West Virginia's Bay TMDL Progress Needs to Accelerate

by Evan Isaacson

Editors’ Note:  This is the sixth in a series of posts on measuring progress toward the 2017 interim goal of the Bay TMDL.  The first five posts cover the region as a whole, and then MarylandPennsylvania, New York, and Virginia, Future posts will explore the progress of the two remaining jurisdictions.

Like New York, the State of West Virginia can seem a bit distant from the Chesapeake Bay and the process of implementing the Bay Total Maximum Daily Load (Bay TMDL).  But, even though most of the state’s waterways drain into the Ohio River rather than to the Bay, some of the fastest growing counties in West Virginia are those surrounding the Potomac headwaters, and a short drive to the Bay itself.  West Virginia has experienced at least some success to date in reducing nutrient and sediment pollution under the Bay TMDL, but recent information from the Chesapeake Bay Program and the U.S. Environmental Protection Agency (EPA) paints a confusing picture of this progress. 

Another similarity between the portions of West Virginia and New York within the Bay watershed is the geography and various sources of pollution.  The share of nitrogen pollution coming from each state’s vast forests and ambient air is nearly identical at about 29 percent of the total (the highest percentage among the seven jurisdictions), and the agricultural sector in each state represents between 40 percent and 50 percent of total nitrogen pollution.  Additionally, West Virginia, like New York, has made the decision to overemphasize reductions – relative to their share of the pollution problem – from the agricultural sector in its state Watershed Implementation Plan (WIP) to meet the goals of the Bay TMDL.

West Virginia’s agricultural sector exemplifies the mixed results the state has achieved in meeting the Bay TMDL to date.  For example, according to data from the Bay Program’s 2014 Model run, agricultural nitrogen decreased by just over 7 percent between 2009 and 2014 — that’s most of the way toward the reduction goal of about 9 percent by 2017.  Additionally, EPA found in its 2014 assessment of West Virginia’s two-year “milestones” goals that the agricultural sector met each of its commitments for the 2012-2013 period.  Nevertheless, EPA decided in that 2014 assessment to continue its enhanced oversight of the state’s agricultural sector, hinting at serious concerns. In its most recent assessment this year, EPA renewed that concern, maintaining enhanced oversight of the sector and casting doubt about the ability to install enough best management practices to meet the goals of the Bay TMDL in light of the current levels of personnel and funding resources being dedicated by the state.

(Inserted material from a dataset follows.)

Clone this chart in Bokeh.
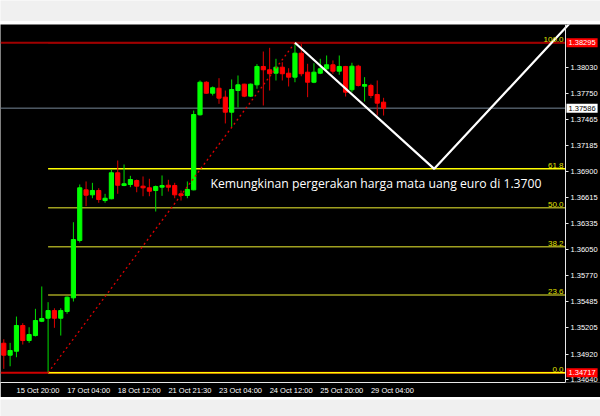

The story on urban runoff in West Virginia is almost a mirror image. Urban runoff is the only increasing source of nitrogen or phosphorus in West Virginia, according to 2014 Model data, and pollution from this sector is rising faster in West Virginia than any other state except for Virginia.  But, despite this very concerning data, EPA has decided in its last two assessments of West Virginia’s progress not to downgrade the state from a compliance status of “ongoing oversight” to that of “enhanced oversight” – as is the case for the state’s agricultural sector.  Nevertheless, EPA has encouraged West Virginia to explain how its programmatic milestones related to training and education will provide the pollution reductions it is planning for the stormwater sector and EPA expressed its expectation of much greater efforts from West Virginia in the future to install stormwater filtration and other best management practices to achieve actual pollution reductions on the ground.

Fortunately, like most states, West Virginia has been able to clamp down on nutrient pollution from wastewater treatment plants.  Perhaps learning from the experience of other states that acted to address wastewater pollution following earlier Bay agreements, the state legislature passed legislation shortly after the Bay TMDL went into effect to raise significant funds for upgrades at about a dozen wastewater treatment plants that discharge into the Potomac River and its tributaries.  As of June 2015, four of these plants have been upgraded and the remaining upgrades are scheduled to be completed by 2017.  The few upgrades that have been completed to date are already enough to bring the state close to its 2017 nitrogen reduction goal.  Like Maryland and Virginia, the state will achieve more reductions from the wastewater sector than is needed, allowing it to partially cover shortfalls from other sectors, particularly stormwater. 

West Virginia officials deserve a lot of credit for acting swiftly in response to the Bay TMDL and establishing a significant new funding source to support the upgrade of its wastewater treatment plants within the Potomac headwaters of the Chesapeake Bay watershed.  However, this technology-based, end-of-pipe approach will only take the state so far in meeting its final 2025 goals under the Bay TMDL.  In order to meet these final goals, the state must significantly accelerate its efforts to resolving the problem of pollution runoff from its farm fields and, in particular, from its urban areas.